#1
Hey all,
i'm new in here,
so here goes my first lyric
(I got hundreds actually)

It's called "My Child, The Groove",
and it was written for someone somewhere.


___My Child, The Groove___

No one can figure out
What's beating in your chest
I knew, but now I doubt...
black and white describe you best

Eventhough you're monochrome
standing tall and never fall
strum another perfect tone
and bring some color to us all

There are many shades of grey
But only two I don't detest
In your eyes they both display
that black and white describe us best ...
______________________
But all the drugs in this world, won't save her from herself!
#2
I like it. What is it about? thats it. nothing more nothing less.hi.
Peace WOODnotes homie G
#4
its sweet and short, it has a good topic, and i like how you use colors to describe her, it gives the reader/listener a really good sence of how the person's personalilty is, nice work, the only thing i would suggest is make it longer if you are planning to play it as a song
#5
No one can figure out
What's beating in your chest
I knew, but now I doubt...
black and white describe you best
Exceptional flow. You've got three lines with the exast same amount of syllables, the last with only one more, and an easy rhyme scheme. Bravo for that. Also, this is simple, but well done. I especially enjoyed the last line.

Eventhough you're monochrome
standing tall and never fall
strum another perfect tone
and bring some color to us all
The second line is...eh, in my opinion. The rest however, is good. I just don't like the end of the second line, "and never fall." It sounds forced. If it isn't a forced ending, then I would say it's a beginning that is grammatically incorrect.
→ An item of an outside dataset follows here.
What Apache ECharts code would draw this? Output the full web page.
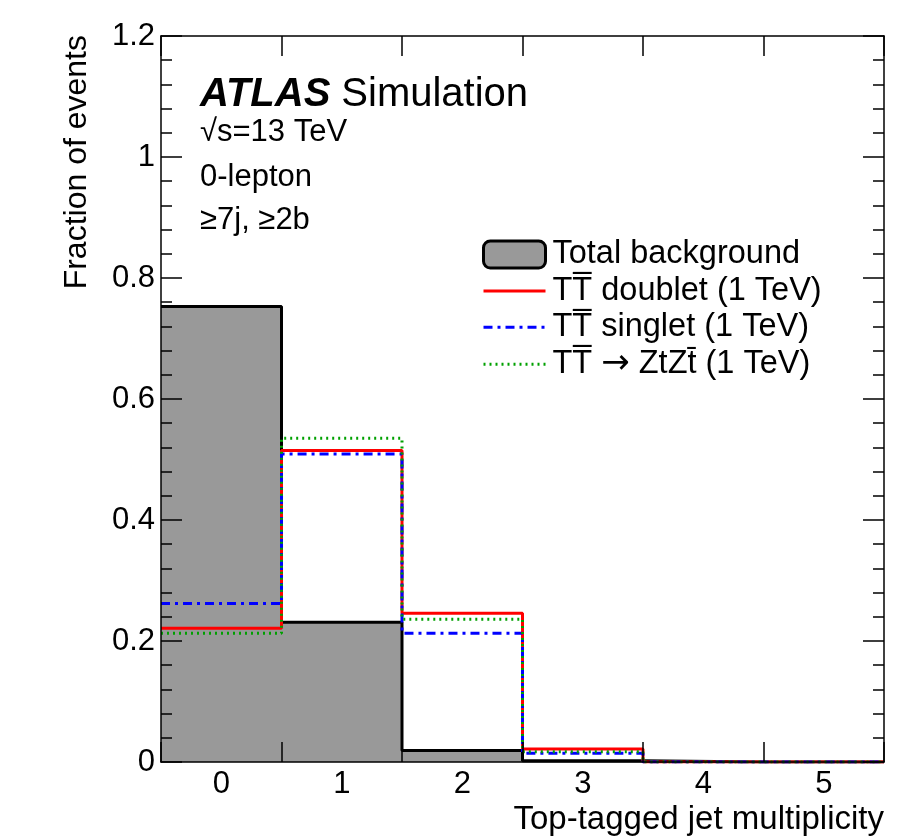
<!DOCTYPE html>
<html>
<head>
<meta charset="utf-8">
<script src="https://cdn.jsdelivr.net/npm/echarts@6/dist/echarts.min.js"></script>
<style>
  html, body { margin: 0; padding: 0; background: #fff; }
  #chart { width: 897px; height: 840px; }
</style>
</head>
<body>
<div id="chart"></div>
<script>
// Top-tagged jet multiplicity bins and normalised fractions per sample
const binLabels = [0, 1, 2, 3, 4, 5];
const totalBackground = [0.753, 0.231, 0.019, 0.002, 0, 0];
const doublet = [0.221, 0.515, 0.246, 0.0215, 0, 0];
const singlet = [0.262, 0.509, 0.213, 0.0145, 0, 0];
const ztzt = [0.213, 0.535, 0.236, 0.017, 0, 0];
const yTicks = [0, 0.2, 0.4, 0.6, 0.8, 1, 1.2];

const names = {
  bkg: 'Total background',
  doublet: 'TT\u0305 doublet (1 TeV)',
  singlet: 'TT\u0305 singlet (1 TeV)',
  ztzt: 'TT\u0305 \u2192 ZtZt\u0304 (1 TeV)'
};

const FONT = '"Liberation Sans", Arial, Helvetica, sans-serif';

// Line styles shared by the plotted histograms and their legend keys
const styles = {
  doublet: { color: '#ff0000', width: 3, type: 'solid' },
  singlet: { color: '#0000ff', width: 3, type: [9, 5, 3, 5] },
  ztzt: { color: '#00a000', width: 3, type: [2, 4] }
};

// Histogram outline as a step line: one point at each bin's low edge plus the final edge
function histSteps(values) {
  const pts = values.map((v, i) => [binLabels[i] - 0.5, v]);
  pts.push([binLabels[binLabels.length - 1] + 0.5, values[values.length - 1]]);
  return pts;
}

const binEdges = binLabels.map(b => b - 0.5).concat([binLabels[binLabels.length - 1] + 0.5]);

const chart = echarts.init(document.getElementById('chart'), null, { renderer: 'canvas' });

const frameLine = { show: true, onZero: false, lineStyle: { color: '#000', width: 1.5 } };
const tickStyle = { color: '#000', width: 1.5 };
const hideSymbol = { opacity: 0 };

chart.setOption({
  backgroundColor: '#fff',
  animation: false,
  textStyle: { fontFamily: FONT },
  grid: { left: 161, right: 13, top: 36, bottom: 78 },
  xAxis: [
    {
      type: 'value', position: 'bottom', min: -0.5, max: 5.5, z: 10,
      axisLine: frameLine,
      axisTick: { show: true, inside: true, length: 20, customValues: binEdges, lineStyle: tickStyle },
      axisLabel: { customValues: binLabels, margin: 7, color: '#000', fontSize: 31, fontFamily: FONT },
      splitLine: { show: false }
    },
    {
      type: 'value', position: 'top', min: -0.5, max: 5.5, z: 10,
      axisLine: frameLine,
      axisTick: { show: true, inside: true, length: 20, customValues: binEdges, lineStyle: tickStyle },
      axisLabel: { show: false },
      splitLine: { show: false }
    }
  ],
  yAxis: [
    {
      type: 'value', position: 'left', min: 0, max: 1.2, interval: 0.2, z: 10,
      axisLine: frameLine,
      axisTick: { show: true, inside: true, length: 21, lineStyle: tickStyle },
      minorTick: { show: true, splitNumber: 5, length: 11, lineStyle: tickStyle },
      axisLabel: { margin: 6, color: '#000', fontSize: 31, fontFamily: FONT,
        formatter: v => { const t = yTicks.find(y => Math.abs(y - v) < 1e-9); return t === undefined ? '' : String(t); } },
      splitLine: { show: false }
    },
    {
      type: 'value', position: 'right', min: 0, max: 1.2, interval: 0.2, z: 10,
      axisLine: frameLine,
      axisTick: { show: true, inside: true, length: 21, lineStyle: tickStyle },
      minorTick: { show: true, splitNumber: 5, length: 11, lineStyle: tickStyle },
      axisLabel: { show: false },
      splitLine: { show: false }
    }
  ],
  legend: {
    orient: 'vertical',
    left: 477, top: 233,
    itemWidth: 62, itemHeight: 27, itemGap: 3.4,
    selectedMode: false,
    formatter: n => n.replace('\u2192', '{arr|\u2192}'),
    textStyle: {
      fontSize: 32.5, color: '#000', fontFamily: FONT, lineHeight: 32, padding: [0, 0, 0, 2],
      rich: { arr: { fontSize: 34, fontFamily: '"DejaVu Sans", sans-serif', color: '#000', lineHeight: 32 } }
    },
    data: [
      { name: names.bkg, icon: 'roundRect', itemStyle: { color: '#999999', borderColor: '#000', borderWidth: 3 } },
      { name: names.doublet, itemStyle: hideSymbol, lineStyle: styles.doublet },
      { name: names.singlet, itemStyle: hideSymbol, lineStyle: styles.singlet },
      { name: names.ztzt, itemStyle: hideSymbol, lineStyle: styles.ztzt }
    ]
  },
  graphic: [
    {
      type: 'text', left: 200, top: 75, z: 20,
      style: {
        text: '{a|ATLAS}{s| }{b|Simulation}',
        rich: {
          a: { fontSize: 40, fontWeight: 'bold', fontStyle: 'italic', fontFamily: FONT, fill: '#000' },
          s: { fontSize: 40, fontFamily: FONT, width: 11 },
          b: { fontSize: 40, fontFamily: FONT, fill: '#000' }
        }
      }
    },
    { type: 'text', left: 200, top: 117, z: 20, style: { text: '\u221As=13 TeV', fontSize: 31, fontFamily: FONT, fill: '#000' } },
    { type: 'text', left: 200, top: 162, z: 20, style: { text: '0-lepton', fontSize: 31, fontFamily: FONT, fill: '#000' } },
    { type: 'text', left: 200, top: 205, z: 20, style: { text: '\u22657j, \u22652b', fontSize: 31, fontFamily: FONT, fill: '#000' } },
    {
      type: 'text', x: 77, y: 35, rotation: Math.PI / 2, z: 20,
      style: { text: 'Fraction of events', fontSize: 32, fontFamily: FONT, fill: '#000', align: 'right', verticalAlign: 'middle' }
    },
    {
      type: 'text', x: 884, y: 820, z: 20,
      style: { text: 'Top-tagged jet multiplicity', fontSize: 33, fontFamily: FONT, fill: '#000', align: 'right', verticalAlign: 'middle' }
    }
  ],
  series: [
    {
      name: names.bkg, type: 'line', step: 'end', data: histSteps(totalBackground),
      symbol: 'none', z: 1,
      lineStyle: { color: '#000', width: 3 },
      itemStyle: { color: '#999999' },
      areaStyle: { color: '#999999', opacity: 1, origin: 'start' }
    },
    {
      name: names.doublet, type: 'line', step: 'end', data: histSteps(doublet),
      symbol: 'none', z: 3,
      lineStyle: styles.doublet,
      itemStyle: { color: styles.doublet.color }
    },
    {
      name: names.singlet, type: 'line', step: 'end', data: histSteps(singlet),
      symbol: 'none', z: 4,
      lineStyle: styles.singlet,
      itemStyle: { color: styles.singlet.color }
    },
    {
      name: names.ztzt, type: 'line', step: 'end', data: histSteps(ztzt),
      symbol: 'none', z: 5,
      lineStyle: styles.ztzt,
      itemStyle: { color: styles.ztzt.color }
    }
  ]
});
</script>
</body>
</html>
It should be STAND tall, and never fall. Also, there seems to be a general overuse of the "all" rhyme. However, that's not a big deal.

There are many shades of grey
But only two I don't detest
In your eyes they both display
that black and white describe us best ...
This is a bit hard to follow. It's a great idea, but the delivery seems to need work. My confusion lies in the third line. Are you reffering to the eyes as the two shades of gray, or are the two of you the two shades of gray? Also, I think it would be better if written "both of your eyes display." However, that's only with my rudimentary comprehension of what you were aiming for with that line.

It is a good piece all together though, and I loved the theme of black and white to describe the emotions - very creative.
#6
The song's actually about two people with sort of the same personality and that is not being able to see the different shades, being different emotions.
You're either happy or you're sad, you think something is gorgeous or it's hideous... it's either black or it's white.

The line "In your eyes they both display", is one of my favourite actually.
it's about me seeing the two shades of gray (black and white) that I don't detest in her eyes. She's looking at life through the two shades, she's living in a world where it's either black or white... saves time to make up your mind about some things.

hope it helps.
But all the drugs in this world, won't save her from herself!